[Task Force Lima] had made so much progress and had such concrete recommendations that we moved to stand up this cell for actual execution,” said Radha Plumb.
A year after its launch, the Pentagon is sunsetting Task Force Lima and establishing the Artificial Intelligence Rapid Capabilities Cell, tasked with accelerating the adoption and deployment of AI tools across the department.
Deputy Defense Secretary Kathleen Hicks launched Task Force Lima in August 2023, which spent a year analyzing how generative AI tools, such as large language models, can improve the Defense Department’s operations. The AI RCC’s work builds on Task Force Lima’s findings and recommendations.
“Within 12 months, [Task Force Lima] had made so much progress and had such concrete recommendations that we moved to stand up this cell for actual execution,” Radha Plumb, the department’s chief digital and artificial intelligence officer, told reporters Wednesday.
“The foundational work that Task Force Lima did to both define what the process for implementation and piloting of generative AI should look like, and to help us get started with identifying use cases, key customers — that’s what really allows us to get to the point of having a rapid capability cell that can make initial procurements, that can stand up sandboxes. That work is really the foundation of this ongoing execution effort.”

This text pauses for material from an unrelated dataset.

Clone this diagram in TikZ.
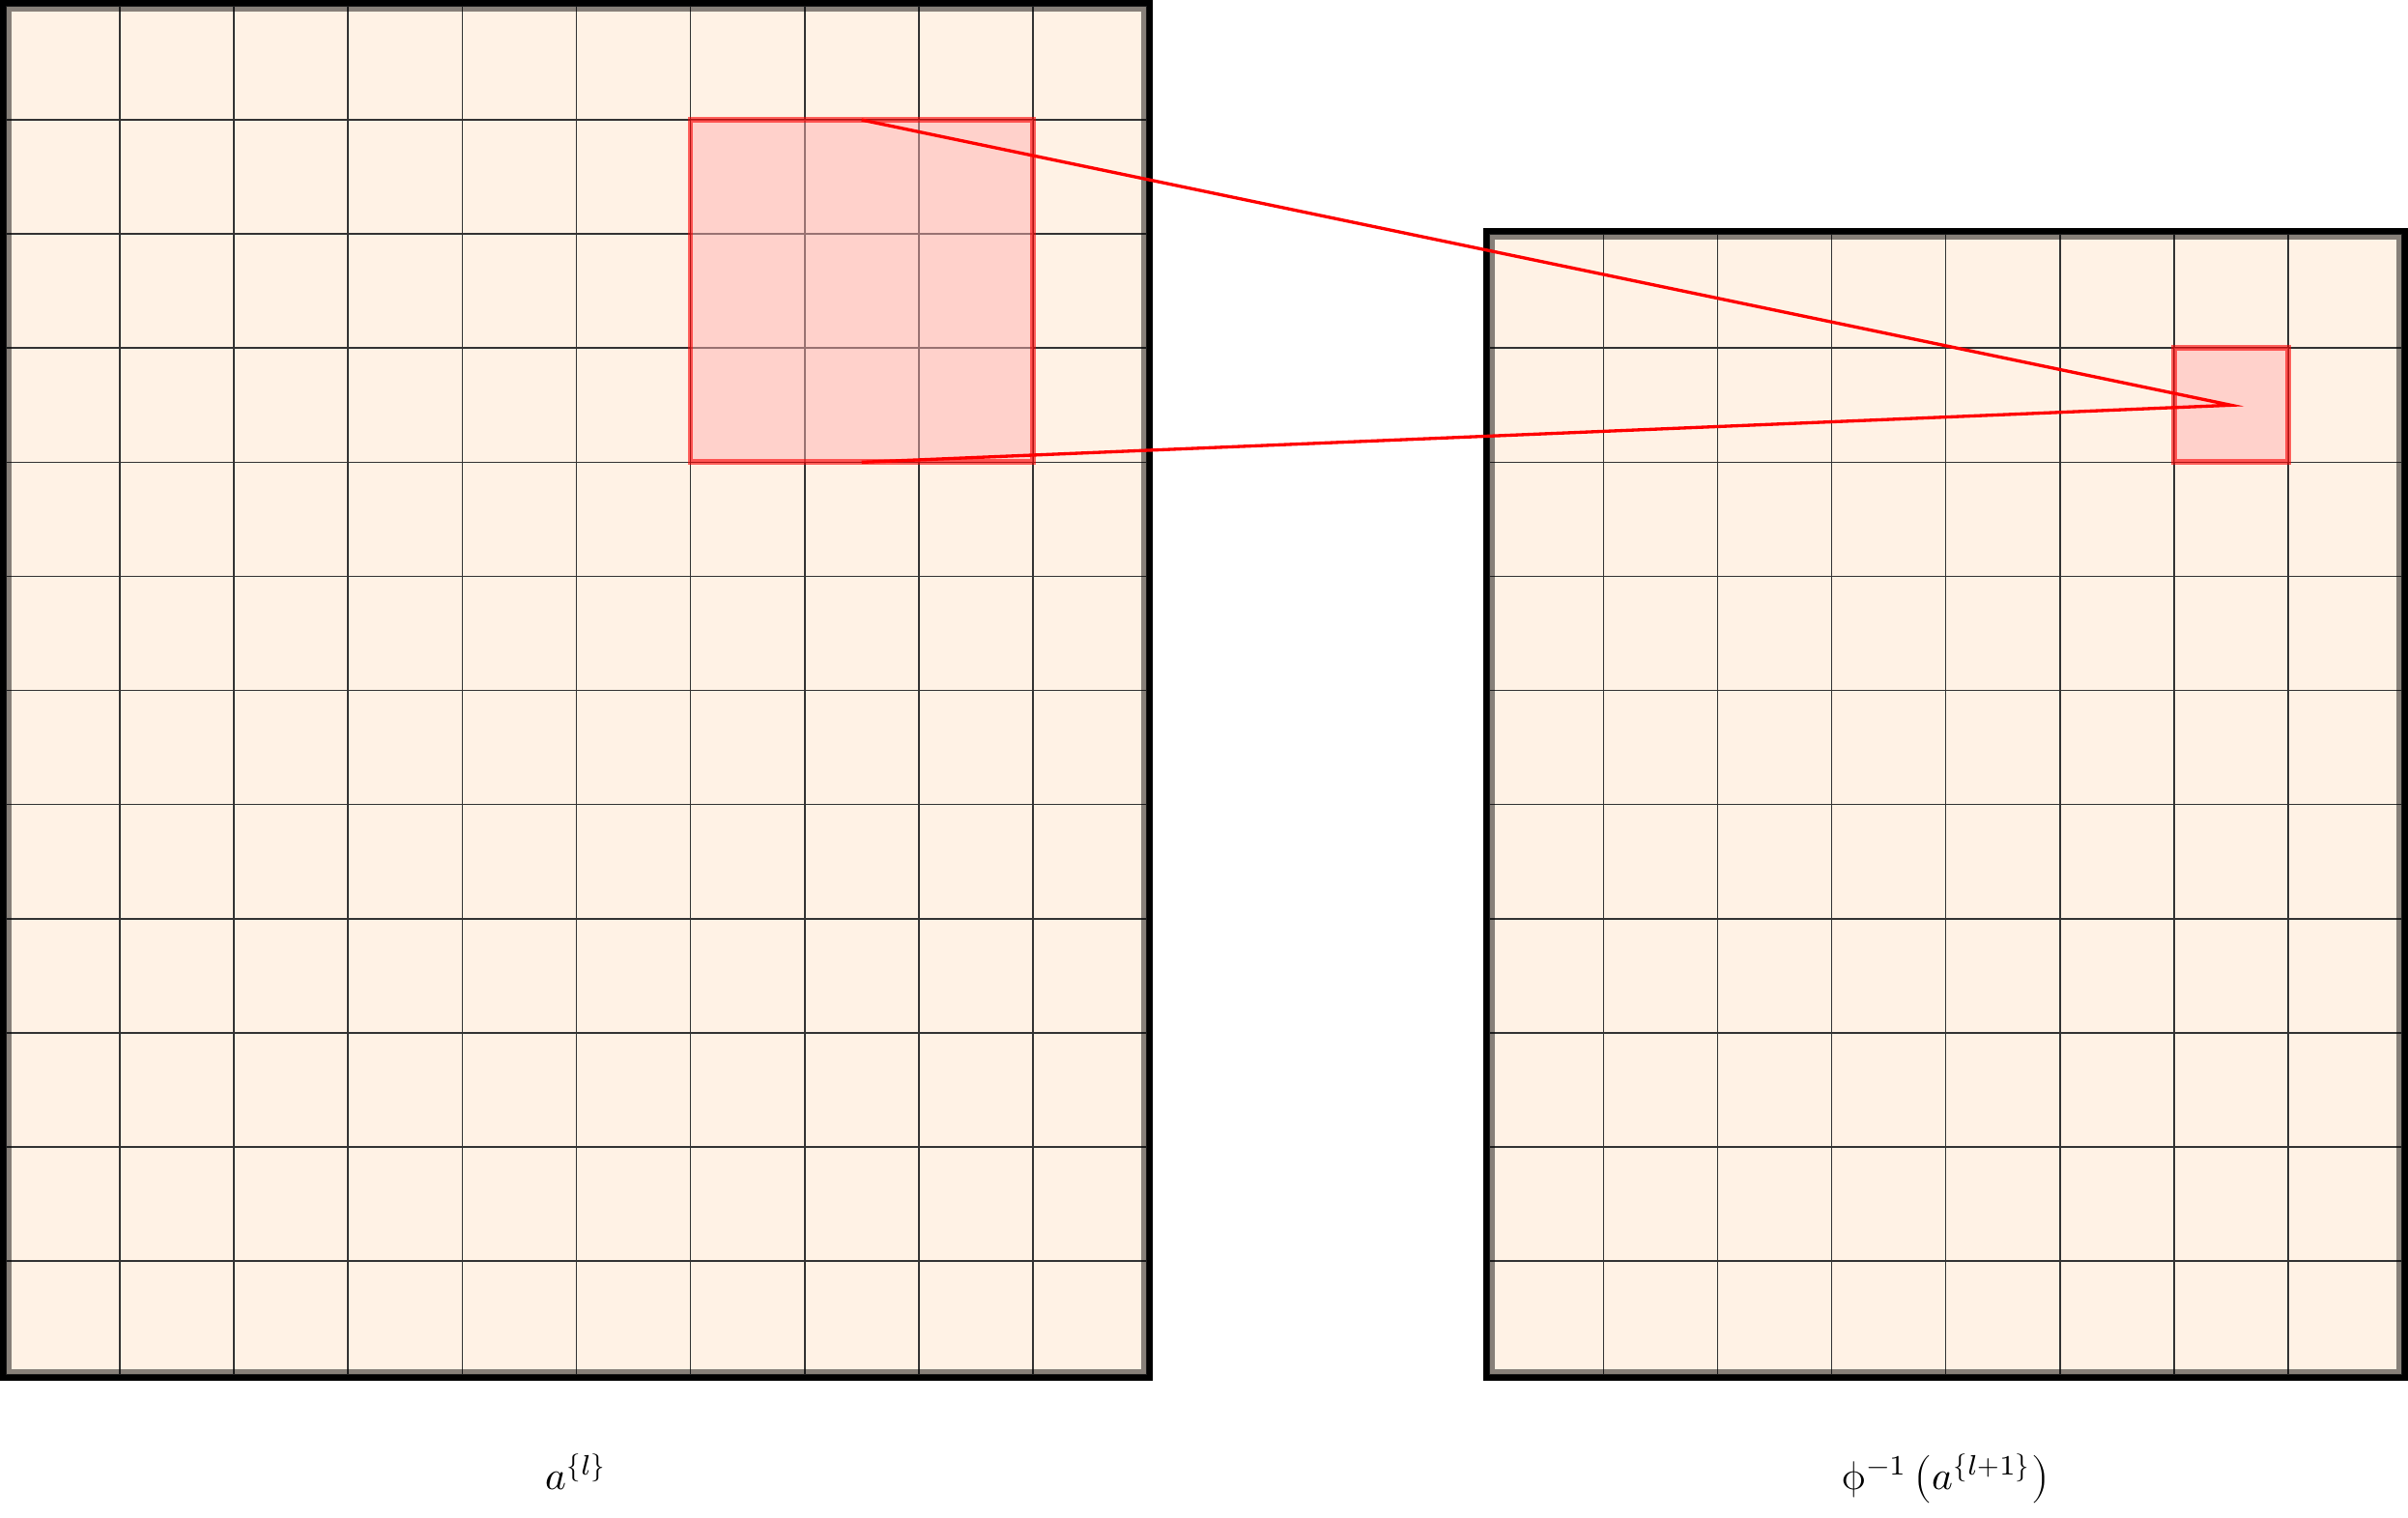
\documentclass[tikz,border=0pt]{standalone}
\usepackage{unicode-math}
\tikzset{
  gridbg/.style={fill=orange!10},
  gridlines/.style={black!80, line width=0.4pt},
  outerframe/.style={black, line width=0.0508cm},
  innerframe/.style={black, opacity=0.47, line width=0.0508cm},
  sel/.style={fill=red!30, fill opacity=0.5, draw=red, draw opacity=0.6, line width=1.4pt},
  proj/.style={red, line width=0.8pt, line join=miter},
  lab/.style={anchor=base, inner sep=0pt}
}
\begin{document}
\begin{tikzpicture}
\useasboundingbox (-0.0508,-1.2442) rectangle (21.0508,12.0508);
% left map
\fill[gridbg] (0,0) rectangle (10,12);
\draw[gridlines] (0,0) grid (10,12);
\draw[innerframe] (0.0254,0.0254) rectangle (9.9746,11.9746);
\draw[outerframe] (-0.0254,-0.0254) rectangle (10.0254,12.0254);
% right map
\fill[gridbg] (13,0) rectangle (21,10);
\draw[gridlines] (13,0) grid (21,10);
\draw[innerframe] (13.0254,0.0254) rectangle (20.9746,9.9746);
\draw[outerframe] (12.9746,-0.0254) rectangle (21.0254,10.0254);
% receptive field and output cell
\draw[sel] (6,8) rectangle (9,11);
\draw[sel] (19,8) rectangle (20,9);
\coordinate (rtop) at (7.5,11);
\coordinate (rbot) at (7.5,8);
\coordinate (tip) at (19.5,8.5);
\draw[proj] (rtop) -- (tip) -- (rbot);
% labels
\node[lab] (la) at (5,-1.0) {$a^{\{l\}}$};
\node[lab] (lb) at (17,-1.0) {$\upphi^{-1}\left(a^{\{l+1\}}\right)$};
\end{tikzpicture}
\end{document}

The cell is housed within the chief digital and artificial intelligence office and executed with the support of the Defense Innovation Unit.
It will follow a three-step process to accelerate the adoption of AI across the services. The AI RCC will start by finding promising AI technologies and testing them through rapid experimentation and prototyping. It will then determine whether the tested technologies are useful for the warfighter and whether they can be scaled. The cell will then use defined acquisition pathways to implement it widely across the DoD.
The CDAO categorized the use cases identified by Task Force Lima into two primary areas — warfighting functions, such as command and control and decision support, and enterprise management functions, such as financial systems, human resources, and healthcare information management.
While there are no timelines for deploying AI technologies the cell will be testing out until they prove to be useful to warfighters, the department used a similar approach to deliver a minimum viable capability for the Combined Joint All-Domain Command and Control initiative earlier this year, which took around 12 months to go from experimentation to deployment.
The Pentagon will allocate $100 million in fiscal 2024 and 2025 to support some of the cell’s initial projects.
The AI RCC is kicking off four frontier AI pilot programs totaling about $35 million — Plumb said the projects will launch immediately.
Two pilots will target warfighting use cases and two pilots will focus on enterprise management use cases. The CDAO will work closely with combatant commands and other DoD organizations to conduct those pilots in 90-day increments, including through the Global Information Dominance experiments.
“We plan to work with our partners at DIU to open up opportunities for additional pilots in the near future,” said Plumb.
To support the development and deployment of frontier AI models, the CDAO is also allocating $20 million for compute resources and sandboxes. It will use a multi-cloud approach to enable this environment – major cloud providers under the Joint Warfighting Cloud Capability initiative will provide the infrastructure and resources.
“We will onboard two cloud service providers in mid-January, which will have those sandboxes and will fast follow with the two remaining cloud services providers by next summer,” said Plumb.
Another $40 million will be awarded to non-traditional and small businesses in Small Business Innovation Research contracts. Plumb said the awards will be made in mid-January.
“We’ve received hundreds of responses to our request for solutions to leverage generative AI in specific DoD ecosystems, everything from applying commercial applications to healthcare and financial management to solutions in critical warfighting areas like autonomy,” said Plumb.
As for the transition from Task Force Lima to the AI RCC, some of the leaders from Task Force Lima will be working on other projects within CDAO, while some people will join the AI RCC.